# TASK
In the listing that follows, retype every line from the first through the one containing "plt.rcParams['font.size'] = 26". Pictures are to be left out.

***** MATERIAL

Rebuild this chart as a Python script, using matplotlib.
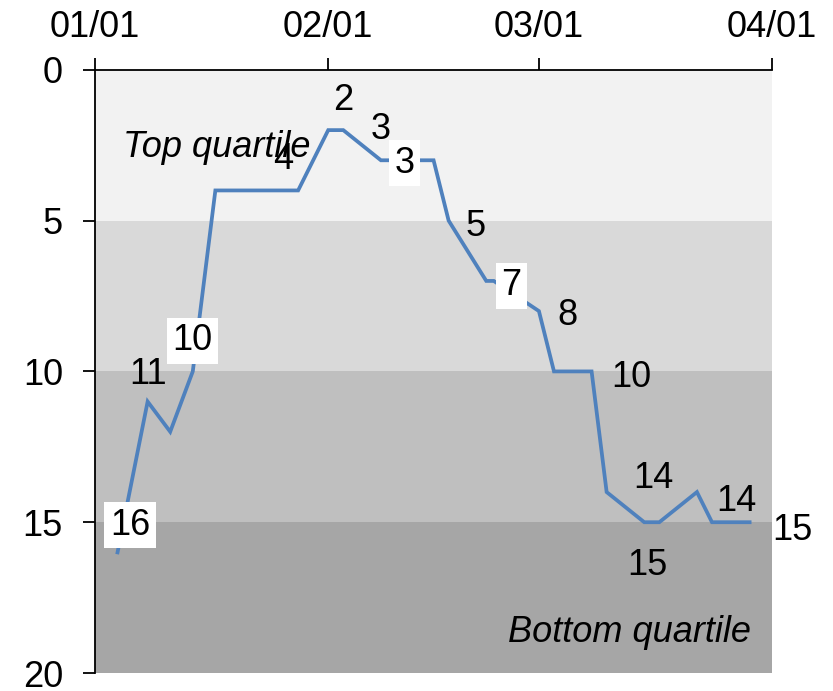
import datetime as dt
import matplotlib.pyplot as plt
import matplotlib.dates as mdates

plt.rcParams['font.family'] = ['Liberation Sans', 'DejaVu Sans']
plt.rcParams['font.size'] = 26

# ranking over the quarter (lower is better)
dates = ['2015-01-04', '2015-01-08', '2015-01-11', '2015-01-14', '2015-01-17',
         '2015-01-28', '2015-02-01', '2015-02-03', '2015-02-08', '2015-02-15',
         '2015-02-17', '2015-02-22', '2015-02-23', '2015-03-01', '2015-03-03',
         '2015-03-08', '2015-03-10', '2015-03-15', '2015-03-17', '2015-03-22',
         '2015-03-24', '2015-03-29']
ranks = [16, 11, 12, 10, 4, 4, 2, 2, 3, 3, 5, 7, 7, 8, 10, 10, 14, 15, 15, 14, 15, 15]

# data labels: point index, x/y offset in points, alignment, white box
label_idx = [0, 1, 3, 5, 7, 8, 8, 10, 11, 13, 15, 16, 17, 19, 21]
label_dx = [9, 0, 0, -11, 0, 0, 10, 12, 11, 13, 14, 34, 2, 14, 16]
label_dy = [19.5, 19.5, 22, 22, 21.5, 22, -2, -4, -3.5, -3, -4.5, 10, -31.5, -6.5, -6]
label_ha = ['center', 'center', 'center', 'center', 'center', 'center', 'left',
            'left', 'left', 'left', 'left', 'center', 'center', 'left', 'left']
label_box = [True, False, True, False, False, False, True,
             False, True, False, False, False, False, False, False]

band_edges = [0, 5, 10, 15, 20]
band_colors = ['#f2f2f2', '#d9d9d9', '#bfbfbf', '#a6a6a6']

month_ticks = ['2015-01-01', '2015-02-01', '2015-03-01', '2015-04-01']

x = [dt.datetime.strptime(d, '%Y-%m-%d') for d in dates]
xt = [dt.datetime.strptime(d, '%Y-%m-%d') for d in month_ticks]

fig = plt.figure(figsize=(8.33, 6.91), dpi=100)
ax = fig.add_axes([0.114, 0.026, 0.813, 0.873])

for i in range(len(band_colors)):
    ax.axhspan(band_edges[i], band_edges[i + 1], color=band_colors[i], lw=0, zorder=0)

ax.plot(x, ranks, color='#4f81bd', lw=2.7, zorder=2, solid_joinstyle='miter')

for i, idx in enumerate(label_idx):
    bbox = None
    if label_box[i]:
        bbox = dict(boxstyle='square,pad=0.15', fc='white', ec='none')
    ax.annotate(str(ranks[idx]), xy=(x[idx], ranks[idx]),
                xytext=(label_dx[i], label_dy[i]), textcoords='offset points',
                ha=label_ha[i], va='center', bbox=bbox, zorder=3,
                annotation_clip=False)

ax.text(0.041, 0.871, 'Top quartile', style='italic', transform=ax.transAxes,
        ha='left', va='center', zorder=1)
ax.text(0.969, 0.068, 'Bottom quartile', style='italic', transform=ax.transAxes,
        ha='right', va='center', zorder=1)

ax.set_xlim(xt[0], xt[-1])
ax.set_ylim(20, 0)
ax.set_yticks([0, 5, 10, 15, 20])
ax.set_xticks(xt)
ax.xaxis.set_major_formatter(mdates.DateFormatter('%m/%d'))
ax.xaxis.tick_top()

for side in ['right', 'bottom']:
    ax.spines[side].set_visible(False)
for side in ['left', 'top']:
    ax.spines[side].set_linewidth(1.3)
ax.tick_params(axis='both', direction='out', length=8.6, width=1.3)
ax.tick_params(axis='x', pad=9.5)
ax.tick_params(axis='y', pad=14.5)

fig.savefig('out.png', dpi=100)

**********

# SOLUTION TO THIS EXERCISE
Rebuild this chart as a Python script, using matplotlib.
import datetime as dt
import matplotlib.pyplot as plt
import matplotlib.dates as mdates

plt.rcParams['font.family'] = ['Liberation Sans', 'DejaVu Sans']
plt.rcParams['font.size'] = 26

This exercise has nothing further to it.